Nah, di Indonesia ini tidak. Bank tertentu membuka system konvensional, lalu kemudian membuka bank syariah dan menjalankannya secara bersama-sama. Bukan system konvensional ditinggal ganti syariah tapi tujuannya justru memperluas segmen pasar ini kan 'pe-ndobol-an publik'.
Besok -besok kalau pengelola bank ditanya malaikat Munkar dan Nakir, kenapa namanya Bank syariah tetapi tetap ada ribanya?” terus para pegawai Bank itu menjawab “Kami kan hanya menulis syariah (berarti jalan) di belakang nama bank, bukan Syariat Islam. Jadi yang salah si nasabah dong bukan pengelola Bank" terus Malaikatnya "bengong". Ujar Cak Nun.

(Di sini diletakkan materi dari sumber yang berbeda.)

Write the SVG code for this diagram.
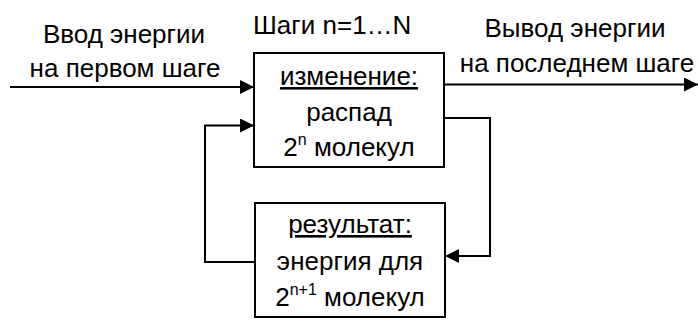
<svg xmlns="http://www.w3.org/2000/svg" width="698" height="320" viewBox="0 0 698 320">
  <style>
    text { font-family: "Liberation Sans", Arial, sans-serif; font-size: 26px; fill: #000; }
    .c { text-anchor: middle; }
    .u { text-decoration: underline; }
    .box { fill: #fff; stroke: #000; stroke-width: 2; }
    .wire { fill: none; stroke: #000; stroke-width: 2; }
    .sup { font-size: 16px; }
  </style>
  <defs>
    <marker id="arr" markerWidth="14" markerHeight="14" refX="14" refY="7" orient="auto" markerUnits="userSpaceOnUse">
      <path d="M0,0 L14,7 L0,14 Z" fill="#000"/>
    </marker>
  </defs>

  <!-- labels outside the boxes -->
  <text class="c" x="124" y="43">Ввод энергии</text>
  <text class="c" x="125" y="77">на первом шаге</text>
  <text x="253" y="34">Шаги n=1…N</text>
  <text class="c" x="575" y="37">Вывод энергии</text>
  <text class="c" x="577" y="72">на последнем шаге</text>

  <g id="connectors">
    <path class="wire" d="M10,87 H254" marker-end="url(#arr)"/>
    <path class="wire" d="M444,84.5 H698" marker-end="url(#arr)"/>
    <path class="wire" d="M444,118 H490 V256 H445" marker-end="url(#arr)"/>
    <path class="wire" d="M254,262 H205 V125.5 H254" marker-end="url(#arr)"/>
  </g>

  <g id="change">
    <rect class="box" x="254" y="53" width="190" height="114"/>
    <text class="c u" x="349" y="85">изменение:</text>
    <text class="c" x="349" y="121">распад</text>
    <text class="c" x="349" y="156">2<tspan class="sup" dy="-11">n</tspan><tspan dy="11"> молекул</tspan></text>
  </g>

  <g id="result">
    <rect class="box" x="255" y="203" width="190" height="114"/>
    <text class="c u" x="350" y="233">результат:</text>
    <text class="c" x="350" y="270">энергия для</text>
    <text class="c" x="350" y="306">2<tspan class="sup" dy="-11">n+1</tspan><tspan dy="11"> молекул</tspan></text>
  </g>
</svg>
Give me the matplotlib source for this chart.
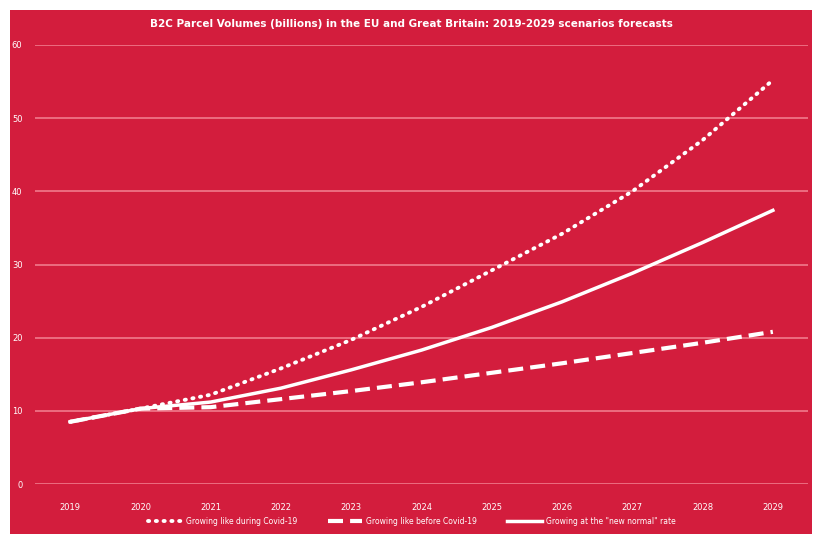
import matplotlib.pyplot as plt
from matplotlib.patches import Rectangle

# B2C parcel volumes (billions), EU + Great Britain
years = ["2019", "2020", "2021", "2022", "2023", "2024", "2025", "2026", "2027", "2028", "2029"]
covid_growth = [8.5, 10.3, 12.2, 15.8, 19.7, 24.2, 29.2, 34.2, 40.0, 47.0, 55.2]
pre_covid_growth = [8.5, 10.3, 10.5, 11.6, 12.7, 13.9, 15.2, 16.5, 17.9, 19.3, 20.8]
new_normal_growth = [8.5, 10.3, 11.2, 13.1, 15.6, 18.3, 21.4, 24.9, 28.8, 33.0, 37.4]
y_ticks = [0, 10, 20, 30, 40, 50, 60]

RED = "#d31d3d"
GRID = "#f07a8c"

fig = plt.figure(figsize=(8.23, 5.34), dpi=100)
fig.patch.set_facecolor("white")
fig.patches.append(Rectangle((10 / 823, 0), 802 / 823, 1 - 10 / 534,
                             transform=fig.transFigure, facecolor=RED,
                             edgecolor="none", zorder=-10))

ax = fig.add_axes([35 / 823, 1 - 484 / 534, 773 / 823, 439 / 534])
ax.set_zorder(5)
ax.set_facecolor("none")
x = range(len(years))

ax.plot(x, covid_growth, color="white", lw=2.8, linestyle=(0, (0.3, 1.7)),
        dash_capstyle="round", label="Growing like during Covid-19")
ax.plot(x, pre_covid_growth, color="white", lw=3.0, linestyle=(0, (3.6, 1.7)),
        label="Growing like before Covid-19")
ax.plot(x, new_normal_growth, color="white", lw=2.5,
        label='Growing at the "new normal" rate')

ax.set_xlim(-0.5, len(years) - 0.5)
ax.set_ylim(0, 60)
ax.set_yticks(y_ticks)
ax.set_xticks(list(x))
ax.set_xticklabels(years)
ax.yaxis.grid(True, color=GRID, lw=1.2)
ax.set_axisbelow(True)
for s in ax.spines.values():
    s.set_visible(False)
ax.tick_params(length=0, colors="white", labelsize=6)
ax.tick_params(axis="y", pad=9)
ax.tick_params(axis="x", pad=14)

fig.text(0.5, 1 - 24 / 534,
         "B2C Parcel Volumes (billions) in the EU and Great Britain: 2019-2029 scenarios forecasts",
         ha="center", va="center", color="white", fontsize=7.5, fontweight="bold")

leg = fig.legend(loc="center", bbox_to_anchor=(0.5, 1 - 521 / 534), ncol=3,
                 frameon=False, fontsize=5.5, labelcolor="white",
                 handlelength=4.5, columnspacing=4, handletextpad=0.5)

fig.savefig("out.png", dpi=100, facecolor=fig.get_facecolor())
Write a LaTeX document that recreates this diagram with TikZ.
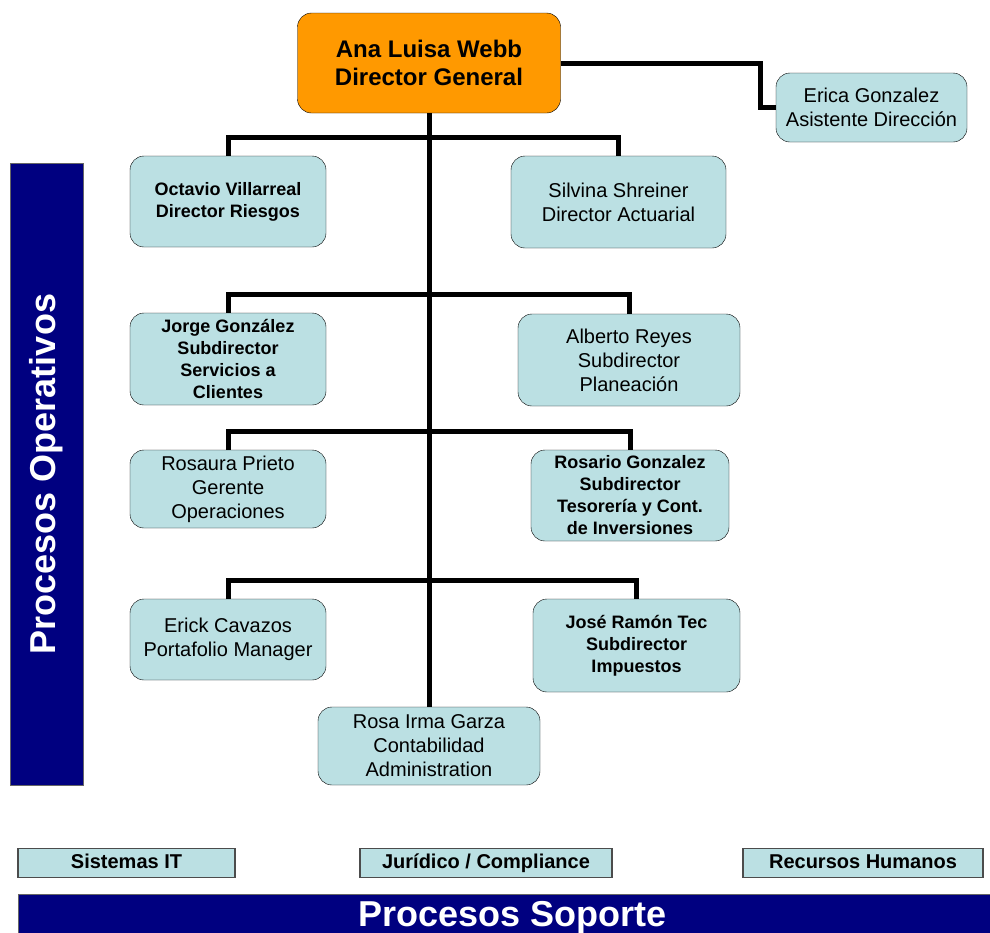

Mestinya MUI maupun pemerintah Negeri antah berantah untuk segera mengambil tindakan demi menenangkan masyarakat. Jika gonjang-ganjing masalah BPJS kesehatan ini dibiarkan bebas bergulir, maka akan muncul rasa antipati masyarakat kepada MUI itu sendiri.
Otoritas MUI sebagai pemegang fatwa akan menjadi tidak berarti. Saya khawatir masyarakat menjadi tidak peduli. Haram pun akan dia lakukan karena tidak percaya dengan fatwa. Karena ada situasi dan kondisi yang lebih penting bagi orang-orang miskin terutama agar bisa mendapatkan "pelayanan kesehatan" bukan soal halal atau haramnya yang diributkan.
Sudah kita ketahui bersama bahwa MUI atau Majlis Uang Indonesah ini sudah berkali -kali berpolemik dan menyulut perpecahan ummat karena seringnya mengobral fatwa. Semoga juga fatwa Haram yang "diagendakan" MUI bukan karena "ngambek" dan melakukan langkah pembenaran dengan Fatwa tersebut. Yah ini bisa jadi perlu diperhatikan barangkali ada sebab ada juga akibat karena Pemerintah Negeri antah berantah sudah tidak lagi memberi aliran dana semenjak 2015 ini. Entahlah....Namanya juga Negeri Antah berantah.